The main thrust of this section is to distance Socrates from the Presocratic philosophers and from the sophists, distinguishing him as unique among the Athenian intellectuals. The claim that Socrates provides physical explanations for divine phenomena is true of the Presocratics, and the claim that Socrates charges a fee for teaching rhetoric is true of the sophists, but neither claim is true of Socrates himself. He consistently professes to have no expertise in any field whatsoever; that he has never claimed such expertise; and that he has certainly never charged a fee for passing on such knowledge.
 
"Presocratic" philosophy refers to Greek philosophy untouched by Socrates' influence.
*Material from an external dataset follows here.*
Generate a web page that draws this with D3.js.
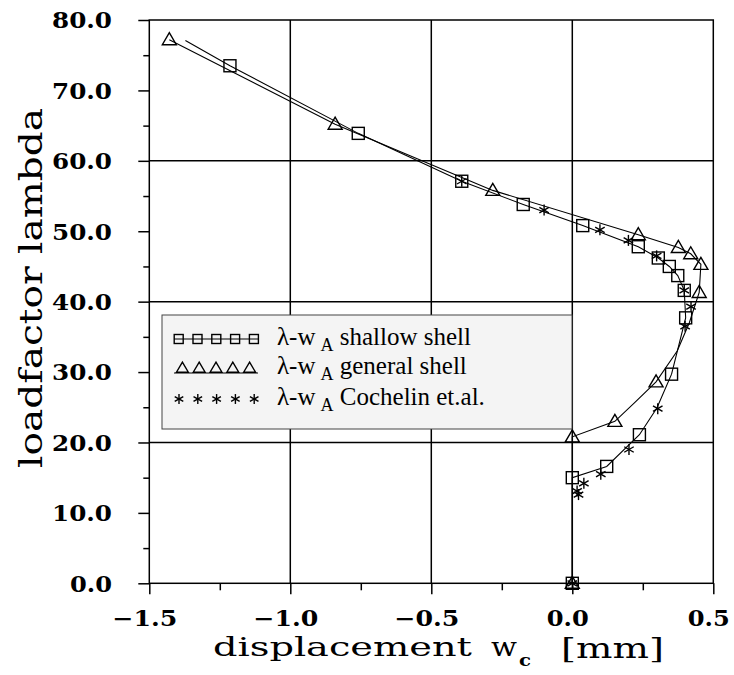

The Presocratics date back to the sixth century B.C., when thinkers began to question the existing mythological explanations for the existence of the world, the universe, and matter, and began looking for physical explanations instead. Among the famous Presocratics are Thales, Pythagoras, Heraclitus, and Parmenides. The state sanctioned devout worship of the Olympian gods, so the Presocratics' teaching was considered illegal and dangerous. In the Phaedo (96a-98b), Socrates claims that in his youth, he was attracted to the teachings of Anaxagoras, one of the great Presocratics, but that he later abandoned that line of thinking. However, Socrates himself never taught such matters, and his defense at 19d is not that he was never interested in Presocratic philosophy, but that he never claimed expertise or taught it himself. Indeed, Socrates' teachings remained exclusively in the human realm, dealing with questions of ethics and virtue. One of his great contributions to philosophy is the introduction of ethical questions, and his dismissal of the Presocratic interest in cosmology.
 
The sophists were discussed in the previous section as men who trained Athenian youths for a career in politics by teaching them how to make convincing arguments and flowery speeches. Plato is determined to set Socrates apart from such men, and many of his dialogues have Socrates showing up the emptiness of their teachings. One of the great differences between Socrates and the sophists is that the sophists charged a fee for their services, and Socrates' poverty speaks to the fact that he has clearly not profited greatly from teaching.
 
As was mentioned earlier, one great source of these prejudices against Socrates comes from Aristophanes' The Clouds, in which Socrates is portrayed as an eccentric old fool who floats about suspended from a crane, spouting all sorts of nonsense about the heavens and the earth. Aristophanes also characterizes Socrates as charging a fee for his services. The Clouds was written in 423 B.C., 24 years before this trial, so whether it is the source of these prejudices or a reflection of even older prejudices, we can see that accusations against Socrates date from long before the trial.
 
Socrates' confession that he lacks any kind of expertise in any field whatsoever is central to his philosophy, and sets him apart from both the sophists and the Presocratics. Teachers from these two groups both claimed that through experience, inspiration, or investigation, they had gained access to special knowledge that could be taught. Socrates, on the other hand, never makes any particular claims to knowledge, and his inquiries tend to show the ignorance of his interlocutors rather than his own expertise. Socrates, then, has no particular knowledge, as such, to teach at all, but has instead a peculiar kind of wisdom that will be clarified in the sections following.